┌─ MATERIAL

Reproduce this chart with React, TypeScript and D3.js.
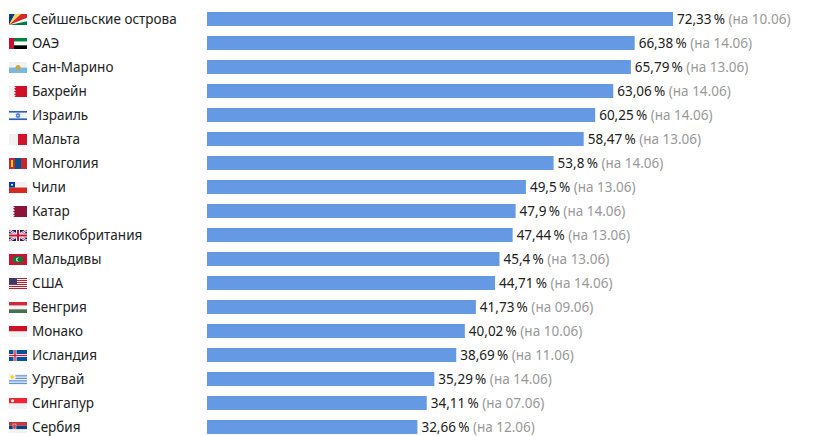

└─
┌─ MATERIAL

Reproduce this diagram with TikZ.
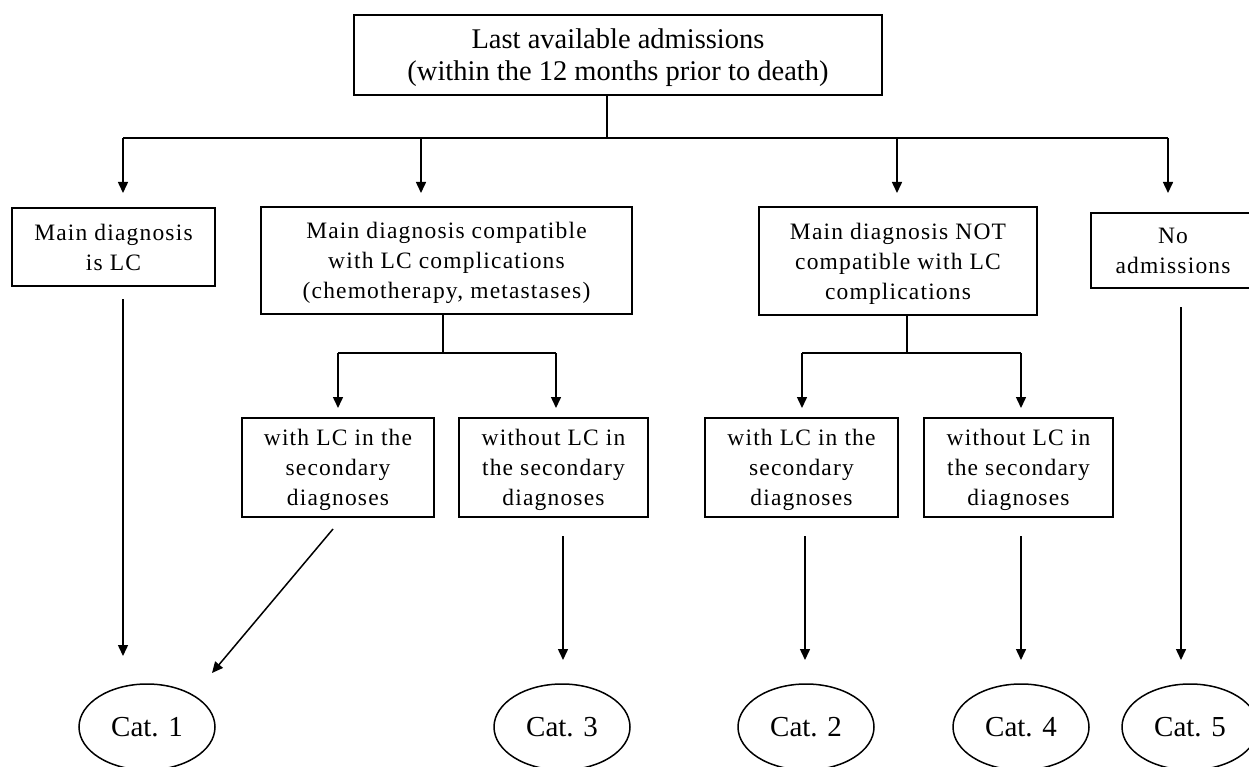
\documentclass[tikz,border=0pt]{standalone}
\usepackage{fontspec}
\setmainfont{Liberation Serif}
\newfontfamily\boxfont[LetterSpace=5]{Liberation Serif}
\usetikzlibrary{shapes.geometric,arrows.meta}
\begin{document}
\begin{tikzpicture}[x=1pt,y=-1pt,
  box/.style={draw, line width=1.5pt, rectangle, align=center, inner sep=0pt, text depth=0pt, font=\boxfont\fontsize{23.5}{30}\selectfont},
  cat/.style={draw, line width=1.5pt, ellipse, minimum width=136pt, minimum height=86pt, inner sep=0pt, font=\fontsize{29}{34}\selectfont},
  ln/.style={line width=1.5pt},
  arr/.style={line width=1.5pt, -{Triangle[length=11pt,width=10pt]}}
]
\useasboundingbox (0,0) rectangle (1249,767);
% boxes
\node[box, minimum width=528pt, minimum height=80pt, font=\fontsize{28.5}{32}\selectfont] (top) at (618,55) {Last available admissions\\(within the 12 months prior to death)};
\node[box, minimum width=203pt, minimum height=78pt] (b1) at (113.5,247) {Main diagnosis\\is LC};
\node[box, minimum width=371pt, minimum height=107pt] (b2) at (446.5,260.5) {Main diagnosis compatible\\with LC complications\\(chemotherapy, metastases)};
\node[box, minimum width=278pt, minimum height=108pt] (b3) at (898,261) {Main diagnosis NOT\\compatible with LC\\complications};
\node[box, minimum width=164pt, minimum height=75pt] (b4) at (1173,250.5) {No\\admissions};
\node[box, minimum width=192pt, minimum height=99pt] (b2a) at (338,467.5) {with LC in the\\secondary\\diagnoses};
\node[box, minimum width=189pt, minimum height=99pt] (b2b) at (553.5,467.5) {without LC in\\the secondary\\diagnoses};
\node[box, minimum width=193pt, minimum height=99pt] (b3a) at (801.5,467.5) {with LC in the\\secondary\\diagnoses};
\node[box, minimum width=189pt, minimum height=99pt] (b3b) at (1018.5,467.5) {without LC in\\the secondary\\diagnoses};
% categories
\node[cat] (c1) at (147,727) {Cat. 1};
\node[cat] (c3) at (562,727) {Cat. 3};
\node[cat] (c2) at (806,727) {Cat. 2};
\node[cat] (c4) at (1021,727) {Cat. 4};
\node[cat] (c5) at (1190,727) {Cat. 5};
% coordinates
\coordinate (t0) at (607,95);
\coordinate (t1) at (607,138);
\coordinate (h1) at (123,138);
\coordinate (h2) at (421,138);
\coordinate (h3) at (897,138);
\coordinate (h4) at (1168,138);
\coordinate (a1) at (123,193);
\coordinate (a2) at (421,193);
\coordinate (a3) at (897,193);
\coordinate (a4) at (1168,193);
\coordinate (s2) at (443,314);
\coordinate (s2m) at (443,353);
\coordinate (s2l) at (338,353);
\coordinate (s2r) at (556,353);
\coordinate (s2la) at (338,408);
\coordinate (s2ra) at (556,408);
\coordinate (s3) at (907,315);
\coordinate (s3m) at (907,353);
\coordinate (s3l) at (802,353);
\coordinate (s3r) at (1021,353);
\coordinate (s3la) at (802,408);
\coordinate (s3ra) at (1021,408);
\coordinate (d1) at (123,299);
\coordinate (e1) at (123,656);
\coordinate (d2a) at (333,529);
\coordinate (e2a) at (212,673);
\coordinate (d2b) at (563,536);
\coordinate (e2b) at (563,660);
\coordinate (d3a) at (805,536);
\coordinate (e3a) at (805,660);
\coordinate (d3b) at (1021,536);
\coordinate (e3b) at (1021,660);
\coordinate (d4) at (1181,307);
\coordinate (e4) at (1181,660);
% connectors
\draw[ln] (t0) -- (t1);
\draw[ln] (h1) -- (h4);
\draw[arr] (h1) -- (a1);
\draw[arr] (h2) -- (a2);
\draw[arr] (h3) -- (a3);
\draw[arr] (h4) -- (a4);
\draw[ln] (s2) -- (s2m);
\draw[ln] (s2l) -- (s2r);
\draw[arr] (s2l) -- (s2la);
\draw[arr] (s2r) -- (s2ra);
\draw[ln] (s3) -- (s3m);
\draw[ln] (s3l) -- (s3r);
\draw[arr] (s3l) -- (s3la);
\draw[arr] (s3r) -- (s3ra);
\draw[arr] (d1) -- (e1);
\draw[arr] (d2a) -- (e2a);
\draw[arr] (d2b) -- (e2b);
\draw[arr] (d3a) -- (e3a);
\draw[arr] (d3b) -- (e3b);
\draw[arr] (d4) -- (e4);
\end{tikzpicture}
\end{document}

└─

=== TASK TO CARRY OUT ===
Only lines holding the string "Reproduce" are wanted; gather each one from the entries above.

=== RESPONSE FOR THIS EXERCISE ===
Reproduce this chart with React, TypeScript and D3.js.
Reproduce this diagram with TikZ.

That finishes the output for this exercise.